-- Start of Input records --

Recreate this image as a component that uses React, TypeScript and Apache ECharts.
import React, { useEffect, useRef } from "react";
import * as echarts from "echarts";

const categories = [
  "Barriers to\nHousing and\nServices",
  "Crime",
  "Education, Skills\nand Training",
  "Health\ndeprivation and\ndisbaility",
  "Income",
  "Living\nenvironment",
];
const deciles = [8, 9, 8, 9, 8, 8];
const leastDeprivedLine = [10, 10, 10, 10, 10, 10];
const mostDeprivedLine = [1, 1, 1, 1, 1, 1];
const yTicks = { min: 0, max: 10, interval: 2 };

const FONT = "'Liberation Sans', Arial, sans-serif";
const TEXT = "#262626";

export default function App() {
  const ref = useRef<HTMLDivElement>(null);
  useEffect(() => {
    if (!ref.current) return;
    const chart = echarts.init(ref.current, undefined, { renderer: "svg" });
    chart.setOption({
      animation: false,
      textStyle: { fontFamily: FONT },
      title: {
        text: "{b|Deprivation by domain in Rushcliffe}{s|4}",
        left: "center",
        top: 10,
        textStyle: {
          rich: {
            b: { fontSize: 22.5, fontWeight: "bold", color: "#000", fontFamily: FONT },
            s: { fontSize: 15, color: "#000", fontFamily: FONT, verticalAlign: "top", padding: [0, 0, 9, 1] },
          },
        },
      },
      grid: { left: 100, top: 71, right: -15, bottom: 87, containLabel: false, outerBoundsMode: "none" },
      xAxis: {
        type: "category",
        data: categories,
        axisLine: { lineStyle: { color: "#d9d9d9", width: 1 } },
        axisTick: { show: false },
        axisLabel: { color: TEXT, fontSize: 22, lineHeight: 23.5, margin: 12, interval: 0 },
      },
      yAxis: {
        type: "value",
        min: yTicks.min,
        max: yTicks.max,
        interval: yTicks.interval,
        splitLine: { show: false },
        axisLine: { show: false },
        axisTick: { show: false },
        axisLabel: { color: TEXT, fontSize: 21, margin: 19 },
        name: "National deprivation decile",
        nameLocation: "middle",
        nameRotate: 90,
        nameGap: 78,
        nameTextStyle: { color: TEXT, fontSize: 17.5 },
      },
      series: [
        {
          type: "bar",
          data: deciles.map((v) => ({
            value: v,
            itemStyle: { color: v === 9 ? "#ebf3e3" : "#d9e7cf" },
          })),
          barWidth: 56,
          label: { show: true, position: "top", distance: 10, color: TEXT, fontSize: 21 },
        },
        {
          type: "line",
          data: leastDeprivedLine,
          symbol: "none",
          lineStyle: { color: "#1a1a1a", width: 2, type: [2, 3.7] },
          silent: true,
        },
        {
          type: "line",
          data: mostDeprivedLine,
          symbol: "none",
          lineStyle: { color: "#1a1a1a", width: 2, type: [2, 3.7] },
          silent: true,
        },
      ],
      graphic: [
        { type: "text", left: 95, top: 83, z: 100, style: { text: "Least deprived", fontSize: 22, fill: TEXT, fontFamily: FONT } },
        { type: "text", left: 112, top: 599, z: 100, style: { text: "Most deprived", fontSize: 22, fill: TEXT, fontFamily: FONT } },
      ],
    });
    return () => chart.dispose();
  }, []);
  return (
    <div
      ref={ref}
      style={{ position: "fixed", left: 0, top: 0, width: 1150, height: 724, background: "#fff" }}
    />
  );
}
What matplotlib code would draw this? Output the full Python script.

-- End of Input records --
-- Start of Input records --

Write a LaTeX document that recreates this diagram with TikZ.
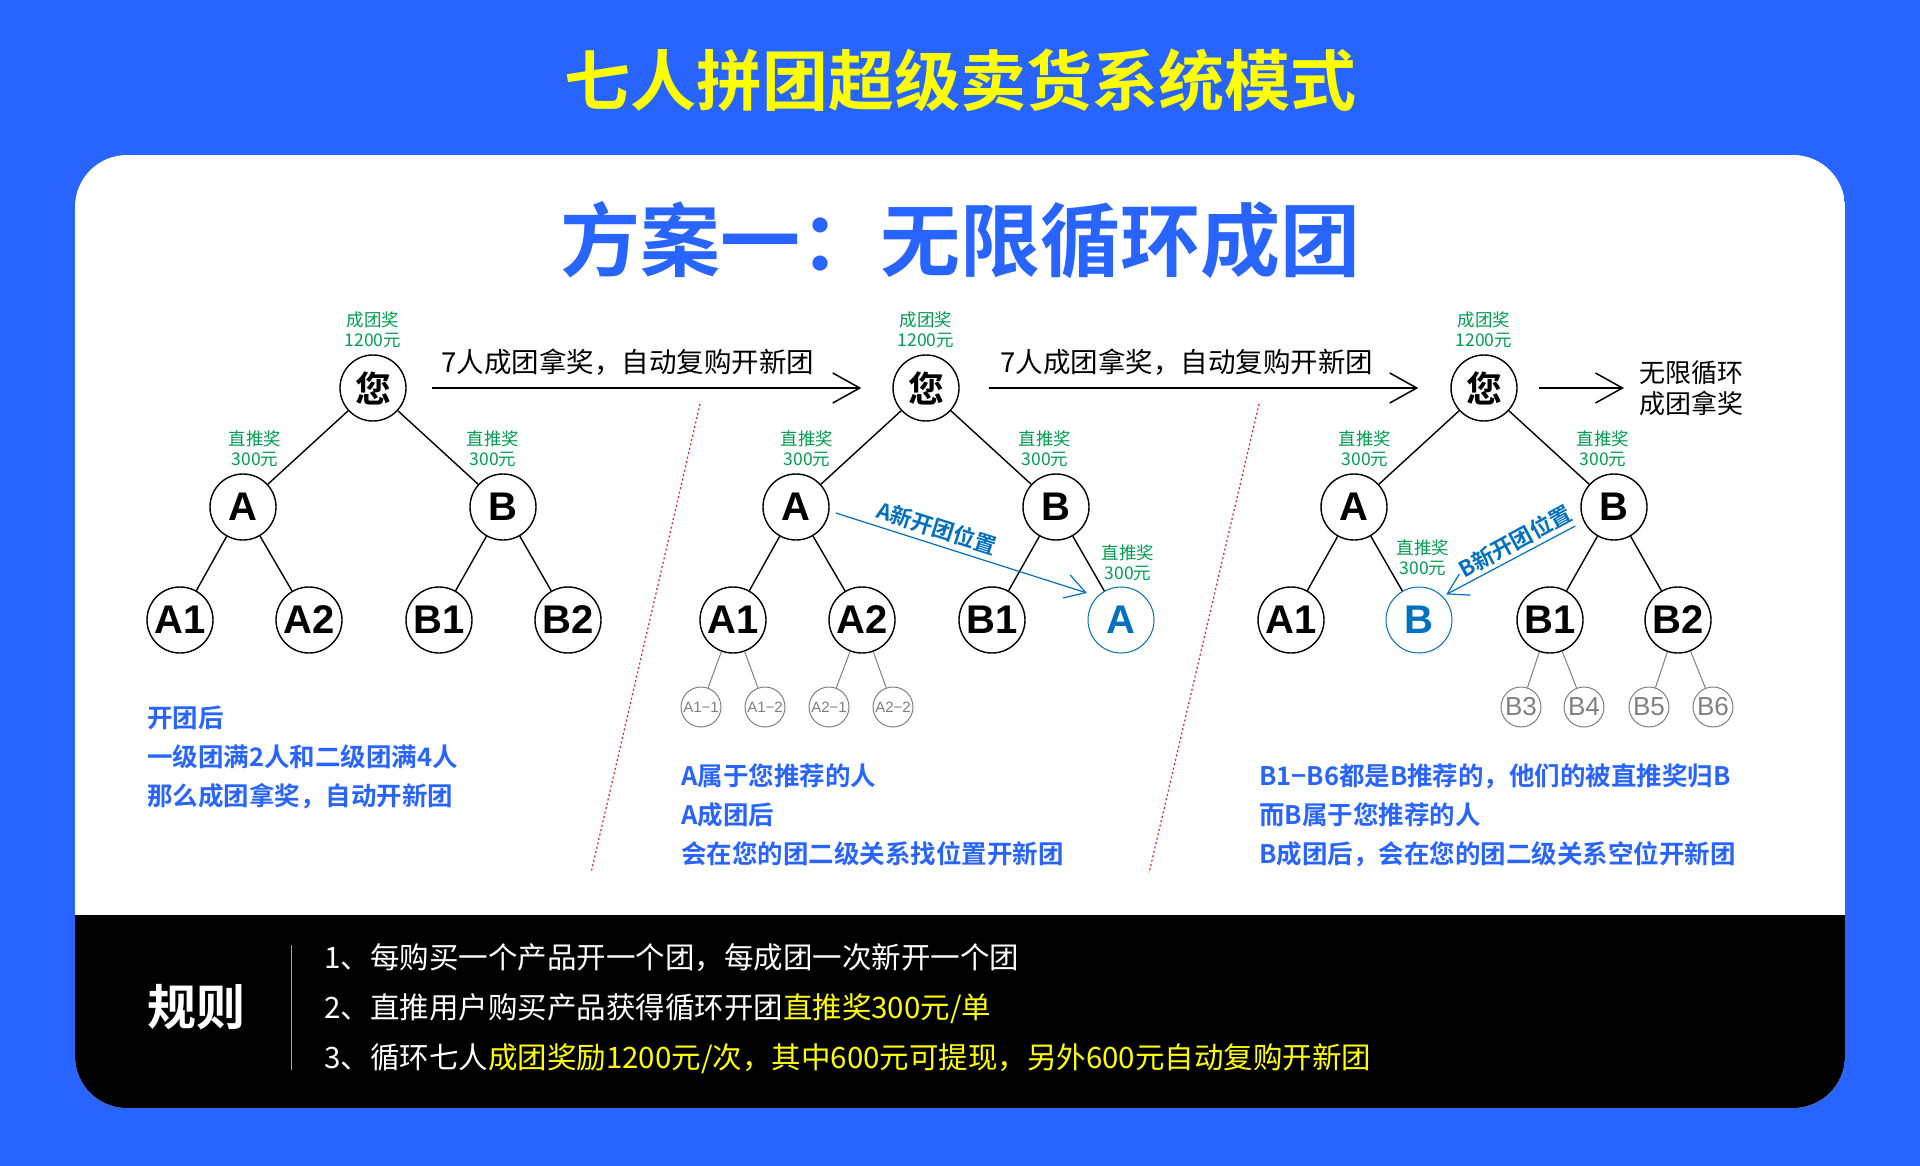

-- End of Input records --

* What to do *
Retype, exactly and in full, the lines above from the one containing "Recreate this image" through the one containing "import * as".

* Result *
Recreate this image as a component that uses React, TypeScript and Apache ECharts.
import React, { useEffect, useRef } from "react";
import * as echarts from "echarts";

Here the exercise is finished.